In the future, on the basis of such bidding, a common market indicator of the value of Russian oil may appear, which could be used as the basis for the methodology for calculating the Urals oil price index which, in turn, would serve as the core asset of the Urals crude settlement futures contract.
SPIMEX expects that the implementation of its plans for the organization of export-oil auctions on the exchange’s electronic platform, formation of a price index and the launch of a settlement futures contract for Russian Urals crude will help solve the problem of creating a new pricing mechanism for Russian oil through direct-market pricing based on actual deals.
According to the assessment of SPIMEX experts, the Urals grade represents the exchange’s most promising direction for the formation of an independent price indicator for Russian export oil. At the same time, the rapid growth of consumption in the East and Southeast Asia, combined with the successful operation of the Eastern Siberia – Pacific Ocean pipeline, are making it possible to consider the ESPO blend it delivers as another opportunity in this area.
World practice shows that an exchange, as an infrastructure organization that forms spot and derivatives markets, supported by the use of modern exchange technologies, makes it possible to successfully address the problem of increasing the transparency of oil and petroleum-product pricing by creating mechanisms that stimulate competition among participants.
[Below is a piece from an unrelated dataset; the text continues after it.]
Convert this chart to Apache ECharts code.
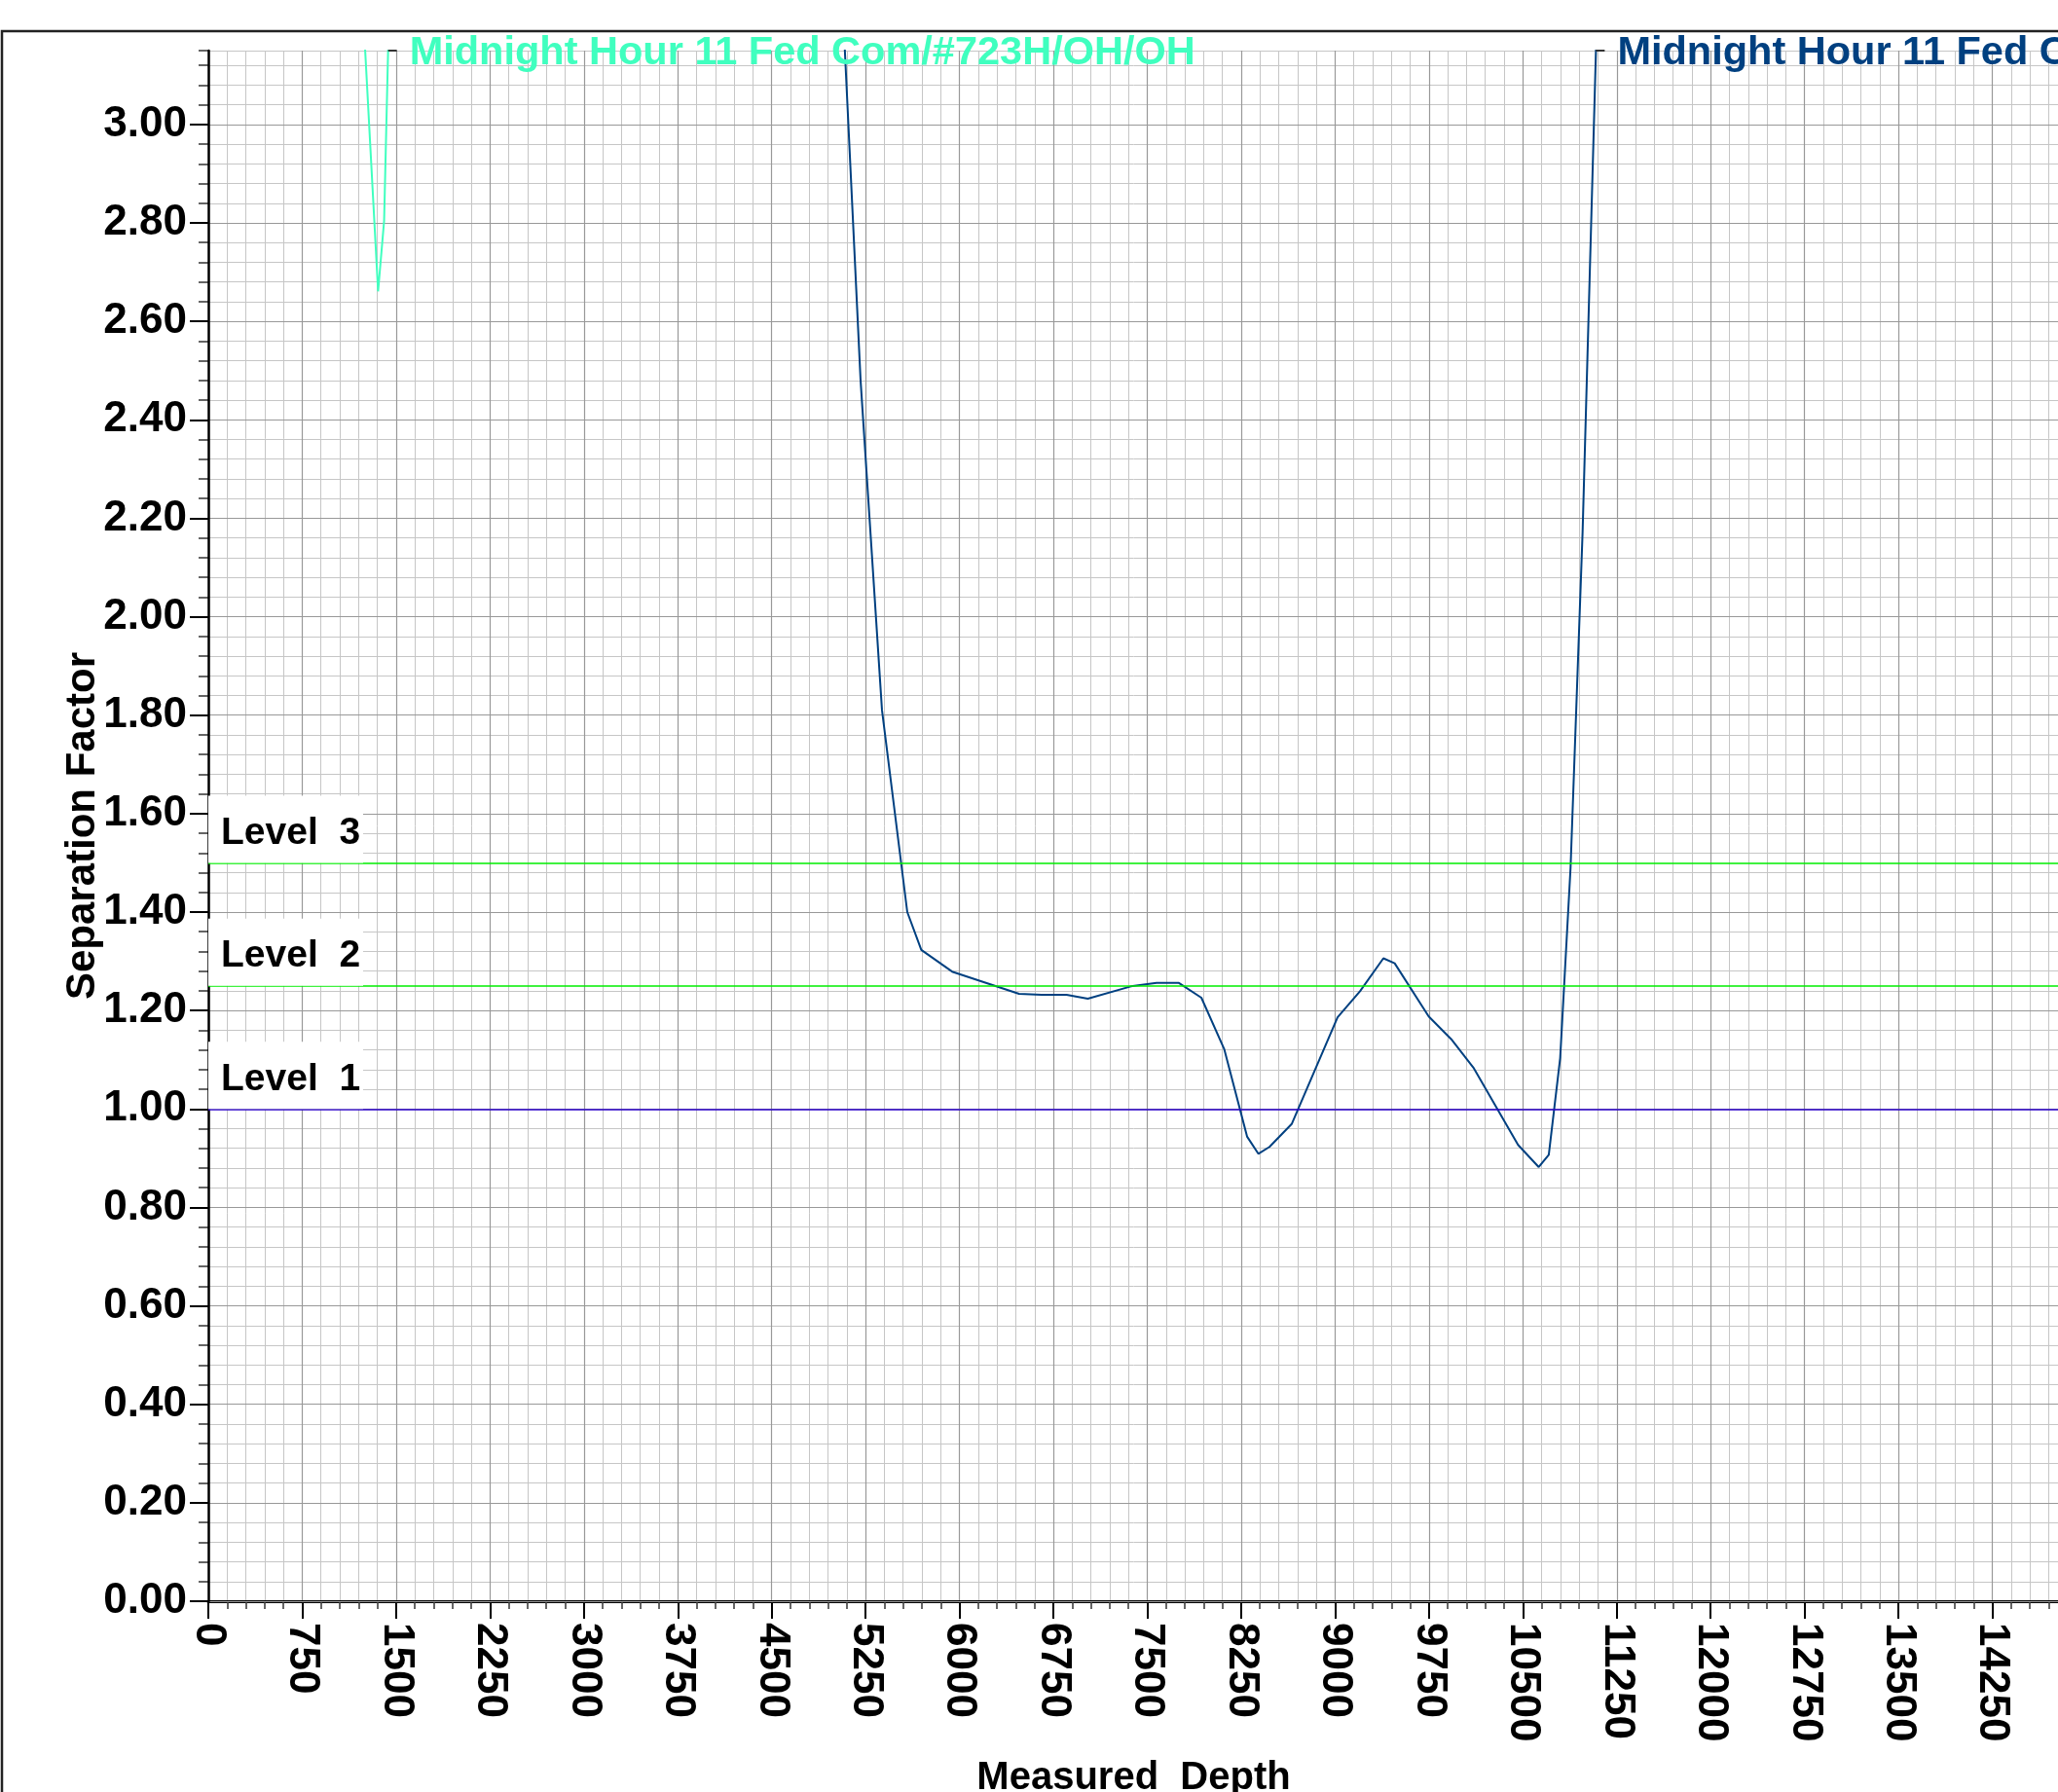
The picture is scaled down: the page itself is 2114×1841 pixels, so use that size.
<!DOCTYPE html>
<html>
<head>
<meta charset="utf-8">
<title>Separation Factor</title>
<script src="https://cdn.jsdelivr.net/npm/echarts@6/dist/echarts.min.js"></script>
<style>
  html, body { margin: 0; padding: 0; background: #ffffff; }
  #chart { width: 2114px; height: 1841px; }
</style>
</head>
<body>
<div id="chart"></div>
<script>
// separation factor vs measured depth
const FONT = '"Liberation Sans", Arial, Helvetica, sans-serif';
const Y_MAX = 3.15;
const X_MAX = 15000;

const xTicks = [0, 750, 1500, 2250, 3000, 3750, 4500, 5250, 6000, 6750, 7500,
    8250, 9000, 9750, 10500, 11250, 12000, 12750, 13500, 14250];
const yTicks = [0, 0.2, 0.4, 0.6, 0.8, 1.0, 1.2, 1.4, 1.6, 1.8, 2.0, 2.2, 2.4,
    2.6, 2.8, 3.0];

// offset well #723H (teal)
const tealName = "Midnight Hour 11 Fed Com/#723H/OH/OH";
const tealDepth = [1200, 1356, 1404, 1460];
const tealSF = [3.40, 2.661, 2.804, 3.41];

// offset well (blue, label cut off at the right edge)
const blueName = "Midnight Hour 11 Fed Com";
const blueDepth = [5000, 5210, 5381, 5583, 5695, 5941, 6476, 6655, 6855, 7025,
    7369, 7574, 7753, 7932, 8114, 8297, 8387, 8476, 8655, 9020, 9199, 9386,
    9476, 9748, 9927, 10105, 10462, 10627, 10707, 10798, 10881, 10977, 11110];
const blueSF = [3.60, 2.48, 1.81, 1.40, 1.323, 1.279, 1.234, 1.232, 1.232, 1.224,
    1.249, 1.256, 1.256, 1.226, 1.122, 0.944, 0.909, 0.923, 0.970, 1.186, 1.239, 1.306,
    1.296, 1.188, 1.142, 1.084, 0.927, 0.882, 0.907, 1.103, 1.490, 2.171, 3.39];

const levelNames = ["Level  3", "Level  2", "Level  1"];
const levelValues = [1.5, 1.25, 1.0];
const levelColors = ["#00ee00", "#00ee00", "#2a00c8"];

function pairs(xs, ys) {
    return xs.map(function (x, i) { return [x, ys[i]]; });
}

// depth where the curve leaves through the top of the plot (last crossing)
function topExit(xs, ys, top) {
    let hit = xs[xs.length - 1];
    for (let i = 1; i < xs.length; i++) {
        const a = ys[i - 1], b = ys[i];
        if ((a - top) * (b - top) <= 0 && a !== b) {
            hit = xs[i - 1] + (top - a) / (b - a) * (xs[i] - xs[i - 1]);
        }
    }
    return hit;
}

function wellLabel(name, color, xs, ys) {
    return {
        silent: true,
        symbol: "rect",
        symbolSize: [9, 2],
        symbolOffset: [4.5, 0],
        itemStyle: { color: "#333333" },
        label: {
            show: true,
            position: "right",
            distance: 13,
            offset: [0, 3],
            formatter: name,
            color: color,
            fontFamily: FONT,
            fontSize: 41.5,
            fontWeight: "bold",
        },
        data: [{ coord: [topExit(xs, ys, Y_MAX), Y_MAX] }],
    };
}

const chart = echarts.init(document.getElementById("chart"), null, { renderer: "canvas" });

const option = {
    backgroundColor: "#ffffff",
    animation: false,
    graphic: [
        {
            type: "rect",
            shape: { x: 2, y: 32, width: 2400, height: 2100 },
            style: { fill: "none", stroke: "#222222", lineWidth: 2.5 },
            z: -1,
        },
    ],
    grid: {
        left: 214,
        top: 52,
        width: 1929,
        bottom: 196,
        containLabel: false,
        outerBoundsMode: "none",
    },
    xAxis: {
        type: "value",
        min: 0,
        max: X_MAX,
        interval: 750,
        name: "Measured  Depth",
        nameLocation: "middle",
        nameGap: 162,
        nameMoveOverlap: false,
        nameTextStyle: {
            fontFamily: FONT,
            fontSize: 40,
            fontWeight: "bold",
            color: "#000000",
            padding: [0, 28, 0, 0],
        },
        axisLine: { show: true, onZero: false, lineStyle: { color: "#000000", width: 3 } },
        axisTick: { show: true, length: 18, lineStyle: { color: "#000000", width: 2 } },
        minorTick: { show: true, splitNumber: 5, length: 8, lineStyle: { color: "#333333", width: 1.5 } },
        axisLabel: {
            rotate: -90,
            margin: 22,
            customValues: xTicks,
            formatter: function (v) { return String(v); },
            fontFamily: FONT,
            fontSize: 44,
            fontWeight: "bold",
            color: "#000000",
        },
        splitLine: { show: true, lineStyle: { color: "#999999", width: 1.2 } },
        minorSplitLine: { show: true, lineStyle: { color: "#c6c6c6", width: 1 } },
    },
    yAxis: [
        {
            // major scale with labels
            type: "value",
            position: "left",
            min: 0,
            max: Y_MAX,
            interval: 0.2,
            z: 1,
            name: "Separation Factor",
            nameLocation: "middle",
            nameGap: 108,
            nameMoveOverlap: false,
            nameTextStyle: {
                fontFamily: FONT,
                fontSize: 42,
                fontWeight: "bold",
                color: "#000000",
            },
            axisLine: { show: true, onZero: false, lineStyle: { color: "#000000", width: 2.5 } },
            axisTick: { show: true, length: 19, customValues: yTicks, lineStyle: { color: "#000000", width: 2 } },
            axisLabel: {
                customValues: yTicks,
                margin: 22,
                formatter: function (v) { return v.toFixed(2); },
                fontFamily: FONT,
                fontSize: 44,
                fontWeight: "bold",
                color: "#000000",
            },
            splitLine: { show: true, lineStyle: { color: "#999999", width: 1.2 } },
        },
        {
            // minor grid every 0.04
            type: "value",
            position: "left",
            min: 0,
            max: Y_MAX,
            interval: 0.04,
            z: 0,
            axisLine: { show: false },
            axisTick: { show: true, length: 10, lineStyle: { color: "#333333", width: 1.5 } },
            axisLabel: { show: false },
            splitLine: { show: true, lineStyle: { color: "#c6c6c6", width: 1 } },
        },
    ],
    series: [
        {
            name: tealName,
            type: "line",
            yAxisIndex: 0,
            data: pairs(tealDepth, tealSF),
            symbol: "none",
            clip: true,
            lineStyle: { color: "#40ffbf", width: 2 },
            markPoint: wellLabel(tealName, "#40ffbf", tealDepth, tealSF),
            z: 3,
        },
        {
            name: blueName,
            type: "line",
            yAxisIndex: 0,
            data: pairs(blueDepth, blueSF),
            symbol: "none",
            clip: true,
            lineStyle: { color: "#004080", width: 2 },
            markPoint: wellLabel(blueName, "#004080", blueDepth, blueSF),
            z: 3,
        },
        {
            name: "levels",
            type: "line",
            yAxisIndex: 0,
            data: [],
            z: 2,
            markLine: {
                silent: true,
                symbol: "none",
                label: {
                    show: true,
                    position: "insideStartTop",
                    distance: 0,
                    formatter: "{b}",
                    backgroundColor: "#ffffff",
                    padding: [18, 13, 10, 13],
                    width: 133,
                    lineHeight: 41,
                    align: "left",
                    fontFamily: FONT,
                    fontSize: 39,
                    fontWeight: "bold",
                    color: "#000000",
                },
                data: levelValues.map(function (v, i) {
                    return {
                        yAxis: v,
                        name: levelNames[i],
                        lineStyle: { color: levelColors[i], width: 1.5, type: "solid" },
                    };
                }),
            },
        },
    ],
};

chart.setOption(option);
</script>
</body>
</html>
Therefore, today, one of the most important objectives of SPIMEX as the largest domestic commodity exchange is not only to increase the turnover of trading with spot goods (spot deals), but also to further develop, in partnership with the leading bidders – Russian oil companies, a full-fledged derivatives market that will make it possible to support the circulation of a wide range of liquid deliverable and settlement futures contracts.